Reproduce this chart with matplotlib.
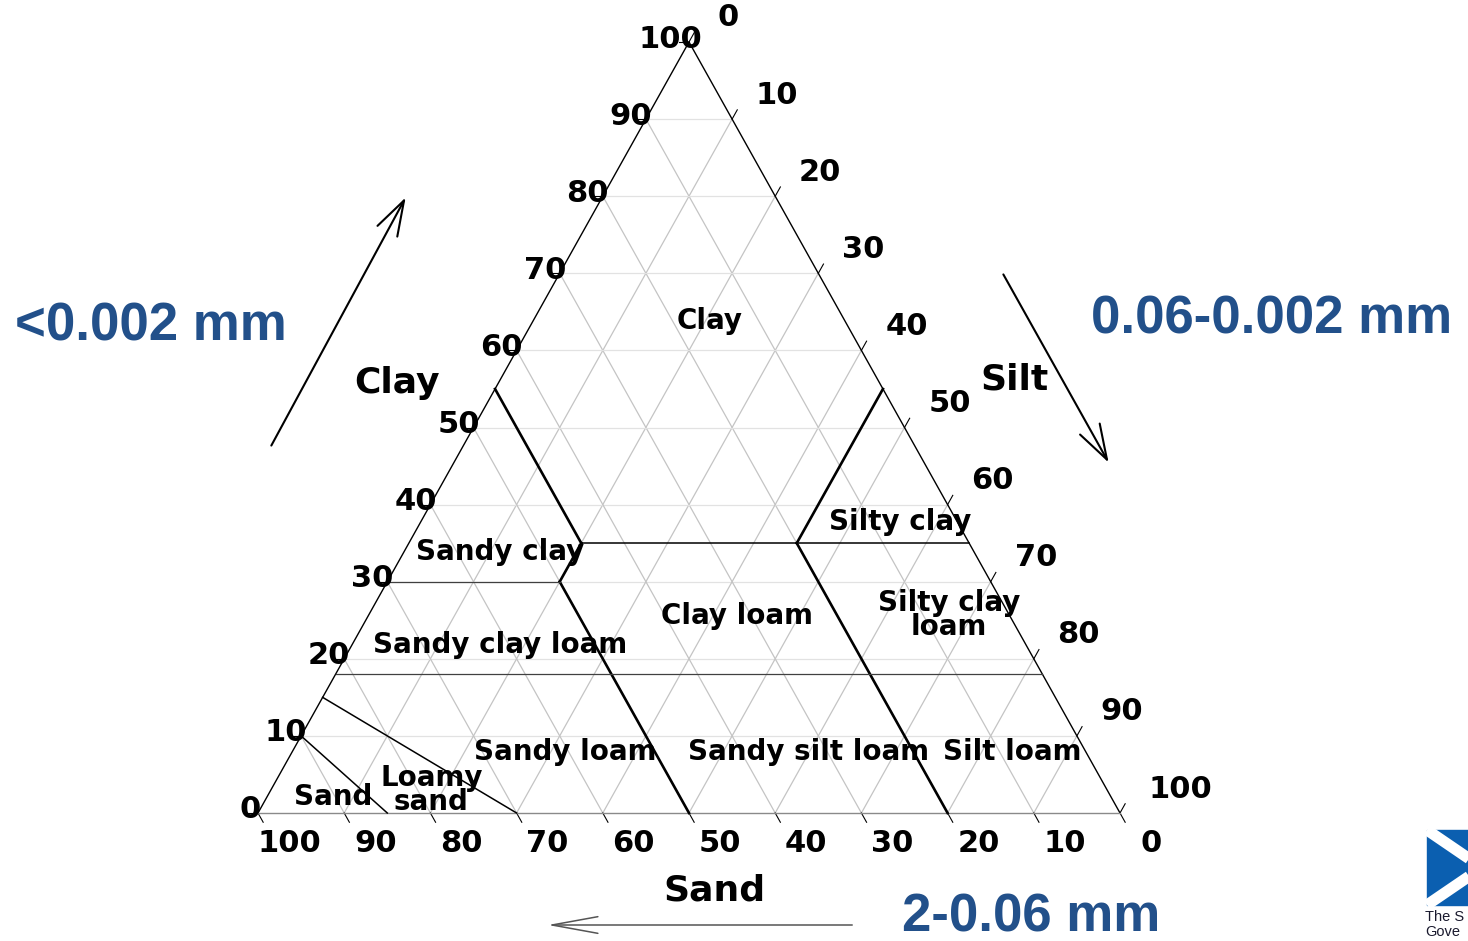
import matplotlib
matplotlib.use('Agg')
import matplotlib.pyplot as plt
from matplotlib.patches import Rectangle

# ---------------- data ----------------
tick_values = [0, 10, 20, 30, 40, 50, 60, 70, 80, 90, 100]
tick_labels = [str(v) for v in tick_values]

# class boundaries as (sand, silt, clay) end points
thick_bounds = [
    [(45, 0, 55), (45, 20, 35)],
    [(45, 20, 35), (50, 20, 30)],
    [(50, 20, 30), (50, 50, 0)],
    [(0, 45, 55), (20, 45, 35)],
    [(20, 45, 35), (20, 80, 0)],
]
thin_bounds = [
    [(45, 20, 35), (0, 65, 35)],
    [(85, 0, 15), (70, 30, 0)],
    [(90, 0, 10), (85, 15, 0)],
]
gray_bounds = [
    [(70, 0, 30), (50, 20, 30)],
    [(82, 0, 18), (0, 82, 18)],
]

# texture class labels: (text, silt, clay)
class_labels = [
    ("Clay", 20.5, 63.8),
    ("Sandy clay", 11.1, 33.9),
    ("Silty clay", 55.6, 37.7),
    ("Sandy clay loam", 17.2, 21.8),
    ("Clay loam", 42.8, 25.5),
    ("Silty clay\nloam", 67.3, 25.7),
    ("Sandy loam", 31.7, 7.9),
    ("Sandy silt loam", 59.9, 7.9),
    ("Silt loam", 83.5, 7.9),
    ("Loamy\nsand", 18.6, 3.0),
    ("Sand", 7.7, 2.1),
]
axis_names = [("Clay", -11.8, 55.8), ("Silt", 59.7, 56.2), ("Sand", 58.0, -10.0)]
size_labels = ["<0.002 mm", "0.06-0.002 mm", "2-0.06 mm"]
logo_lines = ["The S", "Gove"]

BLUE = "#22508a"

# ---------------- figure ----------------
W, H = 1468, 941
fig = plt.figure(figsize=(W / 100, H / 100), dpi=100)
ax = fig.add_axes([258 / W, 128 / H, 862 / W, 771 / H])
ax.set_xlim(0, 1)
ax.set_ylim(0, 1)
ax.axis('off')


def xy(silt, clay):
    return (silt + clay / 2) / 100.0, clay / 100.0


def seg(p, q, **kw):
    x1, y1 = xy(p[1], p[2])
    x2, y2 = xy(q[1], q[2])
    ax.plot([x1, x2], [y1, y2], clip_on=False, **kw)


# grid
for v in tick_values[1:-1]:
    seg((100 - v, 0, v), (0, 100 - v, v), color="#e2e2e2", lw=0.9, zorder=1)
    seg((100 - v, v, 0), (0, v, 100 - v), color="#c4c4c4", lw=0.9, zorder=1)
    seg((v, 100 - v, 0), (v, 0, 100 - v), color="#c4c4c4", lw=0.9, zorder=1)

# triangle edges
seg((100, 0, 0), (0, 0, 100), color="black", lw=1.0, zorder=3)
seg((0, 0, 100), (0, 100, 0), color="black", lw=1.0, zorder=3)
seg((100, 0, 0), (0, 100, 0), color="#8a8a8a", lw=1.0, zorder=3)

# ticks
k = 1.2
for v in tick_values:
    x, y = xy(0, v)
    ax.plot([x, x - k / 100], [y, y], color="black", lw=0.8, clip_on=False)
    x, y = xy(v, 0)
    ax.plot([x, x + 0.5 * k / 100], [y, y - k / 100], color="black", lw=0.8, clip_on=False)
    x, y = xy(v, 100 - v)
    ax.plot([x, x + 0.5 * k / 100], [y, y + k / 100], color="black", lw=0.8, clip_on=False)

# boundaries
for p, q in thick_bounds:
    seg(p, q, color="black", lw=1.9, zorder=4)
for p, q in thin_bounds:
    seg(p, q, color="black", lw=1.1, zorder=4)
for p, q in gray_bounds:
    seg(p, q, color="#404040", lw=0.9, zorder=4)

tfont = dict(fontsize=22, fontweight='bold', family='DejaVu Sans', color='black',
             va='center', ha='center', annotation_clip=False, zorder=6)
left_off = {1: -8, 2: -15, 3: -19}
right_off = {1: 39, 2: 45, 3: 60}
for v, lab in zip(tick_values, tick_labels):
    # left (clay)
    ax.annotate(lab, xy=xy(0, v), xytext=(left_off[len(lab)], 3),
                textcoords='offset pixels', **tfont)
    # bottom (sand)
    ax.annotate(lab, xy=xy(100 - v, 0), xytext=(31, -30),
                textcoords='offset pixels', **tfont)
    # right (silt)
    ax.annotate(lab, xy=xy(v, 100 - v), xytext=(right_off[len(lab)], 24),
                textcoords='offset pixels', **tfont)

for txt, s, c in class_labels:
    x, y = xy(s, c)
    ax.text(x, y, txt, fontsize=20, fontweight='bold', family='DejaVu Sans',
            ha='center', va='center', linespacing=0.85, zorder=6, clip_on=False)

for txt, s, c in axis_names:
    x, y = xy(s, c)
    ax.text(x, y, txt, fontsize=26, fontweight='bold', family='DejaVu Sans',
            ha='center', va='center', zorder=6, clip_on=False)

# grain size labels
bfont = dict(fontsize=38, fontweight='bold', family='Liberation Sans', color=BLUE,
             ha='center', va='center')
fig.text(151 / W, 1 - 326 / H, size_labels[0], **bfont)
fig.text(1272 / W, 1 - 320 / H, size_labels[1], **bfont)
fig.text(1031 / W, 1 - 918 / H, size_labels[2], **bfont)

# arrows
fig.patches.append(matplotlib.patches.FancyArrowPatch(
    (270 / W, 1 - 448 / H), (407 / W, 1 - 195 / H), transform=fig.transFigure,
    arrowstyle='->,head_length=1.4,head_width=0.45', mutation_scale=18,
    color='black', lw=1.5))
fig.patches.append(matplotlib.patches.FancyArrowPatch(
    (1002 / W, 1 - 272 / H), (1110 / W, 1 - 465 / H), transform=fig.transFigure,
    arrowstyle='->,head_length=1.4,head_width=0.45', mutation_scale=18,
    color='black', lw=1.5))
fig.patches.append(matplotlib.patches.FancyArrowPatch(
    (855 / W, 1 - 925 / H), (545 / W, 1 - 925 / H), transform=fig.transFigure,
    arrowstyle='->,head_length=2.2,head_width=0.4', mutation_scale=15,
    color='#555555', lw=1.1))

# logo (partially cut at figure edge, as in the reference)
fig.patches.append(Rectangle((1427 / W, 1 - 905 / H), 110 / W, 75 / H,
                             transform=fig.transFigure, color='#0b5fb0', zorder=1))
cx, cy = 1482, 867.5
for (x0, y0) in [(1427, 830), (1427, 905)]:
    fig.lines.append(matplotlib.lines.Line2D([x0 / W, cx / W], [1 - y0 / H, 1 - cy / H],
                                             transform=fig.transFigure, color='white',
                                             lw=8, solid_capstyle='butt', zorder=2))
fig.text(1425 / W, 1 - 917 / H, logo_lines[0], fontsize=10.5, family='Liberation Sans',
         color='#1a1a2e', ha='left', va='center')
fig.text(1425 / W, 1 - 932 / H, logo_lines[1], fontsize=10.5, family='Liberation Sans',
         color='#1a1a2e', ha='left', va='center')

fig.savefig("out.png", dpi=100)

------------------------------------------------------------------------

### THE PROBLEM
Give again, word for word, every line from the top of the data through the line with "tick_labels = [str(v) for v in tick_values]", both ends included, and exclude the pictures.

### TASK RESULT
Reproduce this chart with matplotlib.
import matplotlib
matplotlib.use('Agg')
import matplotlib.pyplot as plt
from matplotlib.patches import Rectangle

# ---------------- data ----------------
tick_values = [0, 10, 20, 30, 40, 50, 60, 70, 80, 90, 100]
tick_labels = [str(v) for v in tick_values]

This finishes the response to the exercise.